Victims left with $2M in debt, jury told
By Jim Dooley
Advertiser Staff Writer
John Mendoza "presented himself as a Christian" and prayed with his victims while he was preying on them, a prosecutor told jurors in a mortgage fraud case being tried in federal court.
In a complex series of transactions that took place at the height of the subprime mortgage frenzy, Mendoza "walked away with more than $432,000" in cash while his victims were saddled with nearly $2 million in debt, Assistant U.S. Attorney Clare Connors said in her opening statement yesterday.
Mendoza's lawyer, Will-iam Domingo, told the jury that Mendoza is innocent of wrongdoing and that the crimes were committed by two mortgage company employees who have pleaded guilty and will testify against him.

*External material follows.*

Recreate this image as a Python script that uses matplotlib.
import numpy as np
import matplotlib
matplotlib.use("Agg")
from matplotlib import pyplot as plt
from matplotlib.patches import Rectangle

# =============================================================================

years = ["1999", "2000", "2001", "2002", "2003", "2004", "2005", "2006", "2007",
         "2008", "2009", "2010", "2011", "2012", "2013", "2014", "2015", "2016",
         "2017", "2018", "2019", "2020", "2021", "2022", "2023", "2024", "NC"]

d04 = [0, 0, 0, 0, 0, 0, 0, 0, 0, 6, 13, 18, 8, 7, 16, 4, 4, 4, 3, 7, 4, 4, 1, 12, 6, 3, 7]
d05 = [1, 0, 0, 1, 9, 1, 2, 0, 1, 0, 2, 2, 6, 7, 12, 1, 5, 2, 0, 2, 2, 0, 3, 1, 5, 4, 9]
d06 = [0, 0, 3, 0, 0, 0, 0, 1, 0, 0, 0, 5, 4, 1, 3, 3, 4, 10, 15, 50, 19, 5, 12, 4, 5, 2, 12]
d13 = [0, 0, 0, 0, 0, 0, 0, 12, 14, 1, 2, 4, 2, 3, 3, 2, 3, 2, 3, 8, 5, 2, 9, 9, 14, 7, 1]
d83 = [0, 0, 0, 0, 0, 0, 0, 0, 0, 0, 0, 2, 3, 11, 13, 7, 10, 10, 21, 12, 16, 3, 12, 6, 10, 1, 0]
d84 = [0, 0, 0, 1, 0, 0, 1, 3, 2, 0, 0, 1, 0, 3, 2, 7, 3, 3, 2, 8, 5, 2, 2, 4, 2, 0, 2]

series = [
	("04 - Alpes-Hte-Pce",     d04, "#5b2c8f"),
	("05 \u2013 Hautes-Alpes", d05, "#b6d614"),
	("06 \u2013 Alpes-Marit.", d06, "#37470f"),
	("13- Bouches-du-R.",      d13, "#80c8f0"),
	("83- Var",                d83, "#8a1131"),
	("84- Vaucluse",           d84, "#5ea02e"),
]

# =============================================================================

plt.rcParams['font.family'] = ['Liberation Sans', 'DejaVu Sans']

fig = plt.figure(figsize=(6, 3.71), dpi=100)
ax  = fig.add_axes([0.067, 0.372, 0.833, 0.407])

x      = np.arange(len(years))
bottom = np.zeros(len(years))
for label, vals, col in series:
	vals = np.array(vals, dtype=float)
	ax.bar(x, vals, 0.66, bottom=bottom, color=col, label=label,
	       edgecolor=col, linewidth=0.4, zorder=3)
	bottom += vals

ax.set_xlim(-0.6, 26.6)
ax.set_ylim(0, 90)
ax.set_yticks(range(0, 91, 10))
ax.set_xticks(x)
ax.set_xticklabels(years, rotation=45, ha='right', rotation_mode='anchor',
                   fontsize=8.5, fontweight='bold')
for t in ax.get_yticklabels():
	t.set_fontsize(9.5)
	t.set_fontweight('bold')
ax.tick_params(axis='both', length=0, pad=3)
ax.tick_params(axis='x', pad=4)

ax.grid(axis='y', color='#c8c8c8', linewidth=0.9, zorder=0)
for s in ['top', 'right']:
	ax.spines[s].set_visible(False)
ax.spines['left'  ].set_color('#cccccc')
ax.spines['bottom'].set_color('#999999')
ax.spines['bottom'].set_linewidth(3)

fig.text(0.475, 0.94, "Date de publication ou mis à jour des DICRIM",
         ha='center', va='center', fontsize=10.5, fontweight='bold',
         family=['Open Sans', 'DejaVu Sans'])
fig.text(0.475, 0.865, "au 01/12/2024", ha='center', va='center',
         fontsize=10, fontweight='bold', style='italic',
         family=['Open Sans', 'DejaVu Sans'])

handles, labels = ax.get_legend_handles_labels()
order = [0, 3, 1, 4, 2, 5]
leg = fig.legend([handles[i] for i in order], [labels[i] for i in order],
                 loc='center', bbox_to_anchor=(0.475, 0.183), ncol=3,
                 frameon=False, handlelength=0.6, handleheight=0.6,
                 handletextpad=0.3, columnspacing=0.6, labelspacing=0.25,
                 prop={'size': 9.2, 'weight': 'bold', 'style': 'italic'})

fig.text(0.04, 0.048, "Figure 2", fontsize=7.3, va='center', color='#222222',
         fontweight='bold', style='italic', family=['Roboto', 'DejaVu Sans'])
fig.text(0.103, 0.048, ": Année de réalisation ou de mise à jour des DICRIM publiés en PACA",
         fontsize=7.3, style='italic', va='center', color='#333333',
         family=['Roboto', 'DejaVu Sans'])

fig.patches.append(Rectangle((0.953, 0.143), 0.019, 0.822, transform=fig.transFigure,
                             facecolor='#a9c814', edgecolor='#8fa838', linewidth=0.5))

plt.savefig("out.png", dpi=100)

Mendoza, known to his acquaintances as "Brother John," was "in the business of helping people" who were in financial distress and in danger of losing their homes to foreclosure, Domingo said.
Mendoza is charged with criminal conspiracy, mail and wire fraud, money laundering and failure to file tax returns.
The tax charges cover only the years 2004, 2005 and 2006, although Connors said Mendoza hasn't filed a return since 1981.
Connors said two witnesses in the trial will be mortgage loan officer Paula Galacgac and mortgage broker Ira Altwegg, who worked with Mendoza to submit loan applications that falsely inflated the ability of borrowers to repay the loans.
Both have pleaded guilty to federal crimes and will be sentenced later.
According to records filed by Connors, Altwegg in 2005-06 helped a woman who was earning $30,000 as "a Walmart greeter" borrow some $2 million in mortgage loans.
Altwegg "prepared and submitted false loan applications" for the woman, who eventually defaulted on the loans, according to the records.
According to attorney Domingo, Altwegg and Galacgac did not act on the instructions of Mendoza.
"There is no evidence that he told them to falsify loan applications," Domingo said.
The brokers earned commissions on mortgages they processed, and lenders were "really excited" to make loans which were then "bundled and sold as derivatives," Domingo said.
The mortgages were "stated income loans" which required little or no independent proof of the borrowers' ability to repay the debts, both Connors and Domingo said.
Galacgac took the witness stand yesterday and said Mendoza told her on two loan applications to "do what it takes" and "do what is necessary to make the loan go through."
On both loans, Galacgac said, the borrowers were supposed to occupy the homes they were buying, but other people were occupying the homes.
Galacgac is no longer a loan officer and works as "a part-time bartender," she said.
She admitted to falsely inflating the incomes of borrowers on loan applications that she submitted to lending institutions.
She said she met Mendoza in 2002 or 2003 and that he told her he was "a pastor for a Pentecostal church."
He described himself as a businessman who "helped people get out of financial debt," she said.